### Task directions
Quote every line below exactly and skip any picture.
═══ Material provided
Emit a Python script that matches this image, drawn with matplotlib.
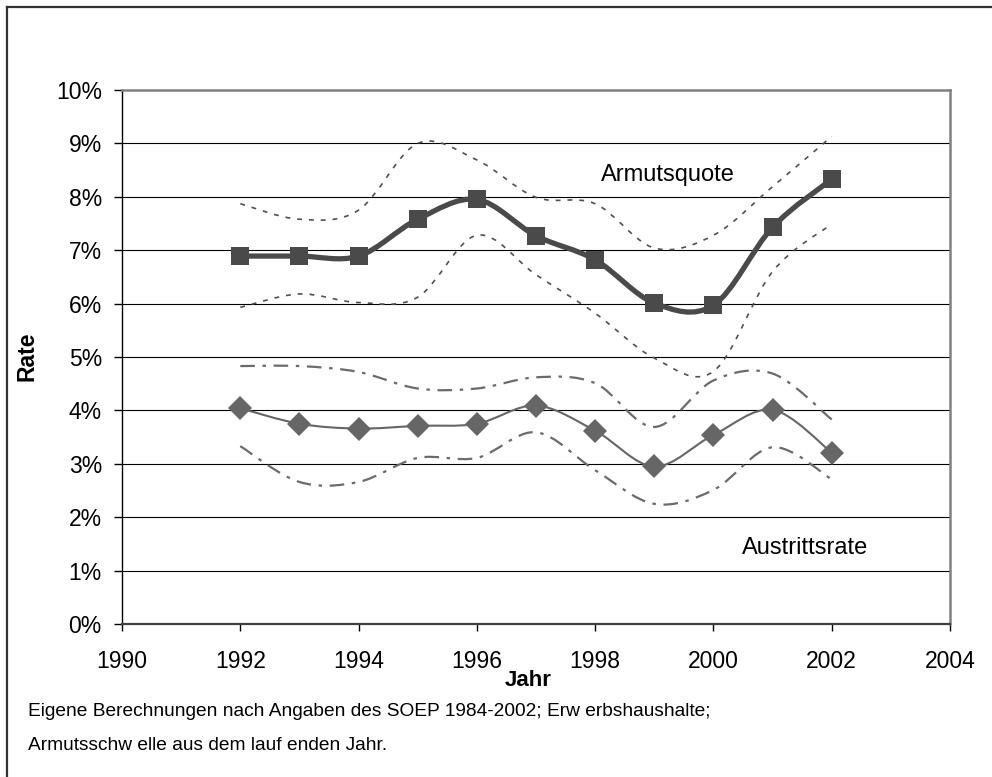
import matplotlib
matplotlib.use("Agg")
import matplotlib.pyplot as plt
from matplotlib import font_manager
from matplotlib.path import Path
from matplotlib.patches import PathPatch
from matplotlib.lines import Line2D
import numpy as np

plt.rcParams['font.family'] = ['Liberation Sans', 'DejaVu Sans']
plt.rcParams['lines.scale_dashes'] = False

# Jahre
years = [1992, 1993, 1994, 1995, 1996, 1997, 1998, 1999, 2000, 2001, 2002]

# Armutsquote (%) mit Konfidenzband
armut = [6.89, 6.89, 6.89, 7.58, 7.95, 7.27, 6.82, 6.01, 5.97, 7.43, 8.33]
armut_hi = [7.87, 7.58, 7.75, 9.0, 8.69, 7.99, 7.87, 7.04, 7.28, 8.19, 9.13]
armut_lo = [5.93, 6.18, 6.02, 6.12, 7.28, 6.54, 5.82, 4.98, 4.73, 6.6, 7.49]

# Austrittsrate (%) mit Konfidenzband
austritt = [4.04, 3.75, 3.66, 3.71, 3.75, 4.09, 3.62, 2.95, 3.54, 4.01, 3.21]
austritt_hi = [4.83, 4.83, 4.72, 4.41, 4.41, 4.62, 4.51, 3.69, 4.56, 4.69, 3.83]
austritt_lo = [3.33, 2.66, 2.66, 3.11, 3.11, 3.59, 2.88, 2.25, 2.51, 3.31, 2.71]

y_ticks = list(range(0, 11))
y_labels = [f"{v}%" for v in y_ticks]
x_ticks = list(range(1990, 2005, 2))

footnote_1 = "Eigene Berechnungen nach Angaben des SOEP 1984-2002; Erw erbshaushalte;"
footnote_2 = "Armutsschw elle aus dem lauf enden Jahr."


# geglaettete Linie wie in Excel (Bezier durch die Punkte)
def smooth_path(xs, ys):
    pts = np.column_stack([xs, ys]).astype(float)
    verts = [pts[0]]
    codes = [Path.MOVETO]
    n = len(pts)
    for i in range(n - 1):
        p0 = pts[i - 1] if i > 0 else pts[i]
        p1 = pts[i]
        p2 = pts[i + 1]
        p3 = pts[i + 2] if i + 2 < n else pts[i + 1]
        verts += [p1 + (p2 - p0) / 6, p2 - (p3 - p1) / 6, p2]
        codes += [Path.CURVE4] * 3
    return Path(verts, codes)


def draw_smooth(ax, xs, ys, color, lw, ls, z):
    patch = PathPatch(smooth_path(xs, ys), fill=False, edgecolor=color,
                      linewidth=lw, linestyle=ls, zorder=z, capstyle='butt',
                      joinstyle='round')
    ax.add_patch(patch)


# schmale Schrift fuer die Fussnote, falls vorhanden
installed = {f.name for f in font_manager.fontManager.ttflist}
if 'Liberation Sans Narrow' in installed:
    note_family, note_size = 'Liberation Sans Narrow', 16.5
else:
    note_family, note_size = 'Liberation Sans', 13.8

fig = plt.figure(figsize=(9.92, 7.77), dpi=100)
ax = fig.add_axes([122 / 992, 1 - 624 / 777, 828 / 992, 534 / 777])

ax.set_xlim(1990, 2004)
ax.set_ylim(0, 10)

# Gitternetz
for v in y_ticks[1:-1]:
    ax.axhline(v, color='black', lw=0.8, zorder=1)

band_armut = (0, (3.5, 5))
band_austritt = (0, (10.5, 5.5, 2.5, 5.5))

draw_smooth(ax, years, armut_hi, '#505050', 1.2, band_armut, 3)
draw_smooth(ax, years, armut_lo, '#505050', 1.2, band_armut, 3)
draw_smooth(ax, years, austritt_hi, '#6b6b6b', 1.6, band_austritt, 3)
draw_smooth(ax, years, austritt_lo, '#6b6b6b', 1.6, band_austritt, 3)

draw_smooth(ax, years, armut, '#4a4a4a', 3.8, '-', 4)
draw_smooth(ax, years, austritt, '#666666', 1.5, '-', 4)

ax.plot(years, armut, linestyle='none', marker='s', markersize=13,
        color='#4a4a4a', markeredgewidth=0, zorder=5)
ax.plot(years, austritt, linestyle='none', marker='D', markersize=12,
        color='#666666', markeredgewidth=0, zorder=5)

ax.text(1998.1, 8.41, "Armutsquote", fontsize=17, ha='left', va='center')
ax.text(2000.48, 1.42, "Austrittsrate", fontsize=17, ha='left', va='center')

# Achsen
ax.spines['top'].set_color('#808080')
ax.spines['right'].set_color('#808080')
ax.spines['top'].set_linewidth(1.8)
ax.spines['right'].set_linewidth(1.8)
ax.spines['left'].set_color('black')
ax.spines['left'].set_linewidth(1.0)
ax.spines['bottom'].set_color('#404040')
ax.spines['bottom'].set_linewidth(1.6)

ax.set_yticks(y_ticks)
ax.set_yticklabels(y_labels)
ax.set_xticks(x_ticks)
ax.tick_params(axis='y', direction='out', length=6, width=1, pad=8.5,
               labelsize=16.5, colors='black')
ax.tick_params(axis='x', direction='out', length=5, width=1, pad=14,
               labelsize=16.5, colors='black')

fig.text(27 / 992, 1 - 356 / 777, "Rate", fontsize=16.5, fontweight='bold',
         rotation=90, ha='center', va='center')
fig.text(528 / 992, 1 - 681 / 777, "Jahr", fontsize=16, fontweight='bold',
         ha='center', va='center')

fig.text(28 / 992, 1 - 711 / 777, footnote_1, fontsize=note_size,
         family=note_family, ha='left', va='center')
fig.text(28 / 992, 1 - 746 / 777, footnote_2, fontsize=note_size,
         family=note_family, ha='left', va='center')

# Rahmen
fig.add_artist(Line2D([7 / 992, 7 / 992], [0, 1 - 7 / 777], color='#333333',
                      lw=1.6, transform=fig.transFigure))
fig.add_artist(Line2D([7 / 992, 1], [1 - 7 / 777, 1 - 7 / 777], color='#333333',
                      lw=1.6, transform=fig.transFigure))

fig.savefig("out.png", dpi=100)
══════
### Reply
Emit a Python script that matches this image, drawn with matplotlib.
import matplotlib
matplotlib.use("Agg")
import matplotlib.pyplot as plt
from matplotlib import font_manager
from matplotlib.path import Path
from matplotlib.patches import PathPatch
from matplotlib.lines import Line2D
import numpy as np

plt.rcParams['font.family'] = ['Liberation Sans', 'DejaVu Sans']
plt.rcParams['lines.scale_dashes'] = False

# Jahre
years = [1992, 1993, 1994, 1995, 1996, 1997, 1998, 1999, 2000, 2001, 2002]

# Armutsquote (%) mit Konfidenzband
armut = [6.89, 6.89, 6.89, 7.58, 7.95, 7.27, 6.82, 6.01, 5.97, 7.43, 8.33]
armut_hi = [7.87, 7.58, 7.75, 9.0, 8.69, 7.99, 7.87, 7.04, 7.28, 8.19, 9.13]
armut_lo = [5.93, 6.18, 6.02, 6.12, 7.28, 6.54, 5.82, 4.98, 4.73, 6.6, 7.49]

# Austrittsrate (%) mit Konfidenzband
austritt = [4.04, 3.75, 3.66, 3.71, 3.75, 4.09, 3.62, 2.95, 3.54, 4.01, 3.21]
austritt_hi = [4.83, 4.83, 4.72, 4.41, 4.41, 4.62, 4.51, 3.69, 4.56, 4.69, 3.83]
austritt_lo = [3.33, 2.66, 2.66, 3.11, 3.11, 3.59, 2.88, 2.25, 2.51, 3.31, 2.71]

y_ticks = list(range(0, 11))
y_labels = [f"{v}%" for v in y_ticks]
x_ticks = list(range(1990, 2005, 2))

footnote_1 = "Eigene Berechnungen nach Angaben des SOEP 1984-2002; Erw erbshaushalte;"
footnote_2 = "Armutsschw elle aus dem lauf enden Jahr."


# geglaettete Linie wie in Excel (Bezier durch die Punkte)
def smooth_path(xs, ys):
    pts = np.column_stack([xs, ys]).astype(float)
    verts = [pts[0]]
    codes = [Path.MOVETO]
    n = len(pts)
    for i in range(n - 1):
        p0 = pts[i - 1] if i > 0 else pts[i]
        p1 = pts[i]
        p2 = pts[i + 1]
        p3 = pts[i + 2] if i + 2 < n else pts[i + 1]
        verts += [p1 + (p2 - p0) / 6, p2 - (p3 - p1) / 6, p2]
        codes += [Path.CURVE4] * 3
    return Path(verts, codes)


def draw_smooth(ax, xs, ys, color, lw, ls, z):
    patch = PathPatch(smooth_path(xs, ys), fill=False, edgecolor=color,
                      linewidth=lw, linestyle=ls, zorder=z, capstyle='butt',
                      joinstyle='round')
    ax.add_patch(patch)


# schmale Schrift fuer die Fussnote, falls vorhanden
installed = {f.name for f in font_manager.fontManager.ttflist}
if 'Liberation Sans Narrow' in installed:
    note_family, note_size = 'Liberation Sans Narrow', 16.5
else:
    note_family, note_size = 'Liberation Sans', 13.8

fig = plt.figure(figsize=(9.92, 7.77), dpi=100)
ax = fig.add_axes([122 / 992, 1 - 624 / 777, 828 / 992, 534 / 777])

ax.set_xlim(1990, 2004)
ax.set_ylim(0, 10)

# Gitternetz
for v in y_ticks[1:-1]:
    ax.axhline(v, color='black', lw=0.8, zorder=1)

band_armut = (0, (3.5, 5))
band_austritt = (0, (10.5, 5.5, 2.5, 5.5))

draw_smooth(ax, years, armut_hi, '#505050', 1.2, band_armut, 3)
draw_smooth(ax, years, armut_lo, '#505050', 1.2, band_armut, 3)
draw_smooth(ax, years, austritt_hi, '#6b6b6b', 1.6, band_austritt, 3)
draw_smooth(ax, years, austritt_lo, '#6b6b6b', 1.6, band_austritt, 3)

draw_smooth(ax, years, armut, '#4a4a4a', 3.8, '-', 4)
draw_smooth(ax, years, austritt, '#666666', 1.5, '-', 4)

ax.plot(years, armut, linestyle='none', marker='s', markersize=13,
        color='#4a4a4a', markeredgewidth=0, zorder=5)
ax.plot(years, austritt, linestyle='none', marker='D', markersize=12,
        color='#666666', markeredgewidth=0, zorder=5)

ax.text(1998.1, 8.41, "Armutsquote", fontsize=17, ha='left', va='center')
ax.text(2000.48, 1.42, "Austrittsrate", fontsize=17, ha='left', va='center')

# Achsen
ax.spines['top'].set_color('#808080')
ax.spines['right'].set_color('#808080')
ax.spines['top'].set_linewidth(1.8)
ax.spines['right'].set_linewidth(1.8)
ax.spines['left'].set_color('black')
ax.spines['left'].set_linewidth(1.0)
ax.spines['bottom'].set_color('#404040')
ax.spines['bottom'].set_linewidth(1.6)

ax.set_yticks(y_ticks)
ax.set_yticklabels(y_labels)
ax.set_xticks(x_ticks)
ax.tick_params(axis='y', direction='out', length=6, width=1, pad=8.5,
               labelsize=16.5, colors='black')
ax.tick_params(axis='x', direction='out', length=5, width=1, pad=14,
               labelsize=16.5, colors='black')

fig.text(27 / 992, 1 - 356 / 777, "Rate", fontsize=16.5, fontweight='bold',
         rotation=90, ha='center', va='center')
fig.text(528 / 992, 1 - 681 / 777, "Jahr", fontsize=16, fontweight='bold',
         ha='center', va='center')

fig.text(28 / 992, 1 - 711 / 777, footnote_1, fontsize=note_size,
         family=note_family, ha='left', va='center')
fig.text(28 / 992, 1 - 746 / 777, footnote_2, fontsize=note_size,
         family=note_family, ha='left', va='center')

# Rahmen
fig.add_artist(Line2D([7 / 992, 7 / 992], [0, 1 - 7 / 777], color='#333333',
                      lw=1.6, transform=fig.transFigure))
fig.add_artist(Line2D([7 / 992, 1], [1 - 7 / 777, 1 - 7 / 777], color='#333333',
                      lw=1.6, transform=fig.transFigure))

fig.savefig("out.png", dpi=100)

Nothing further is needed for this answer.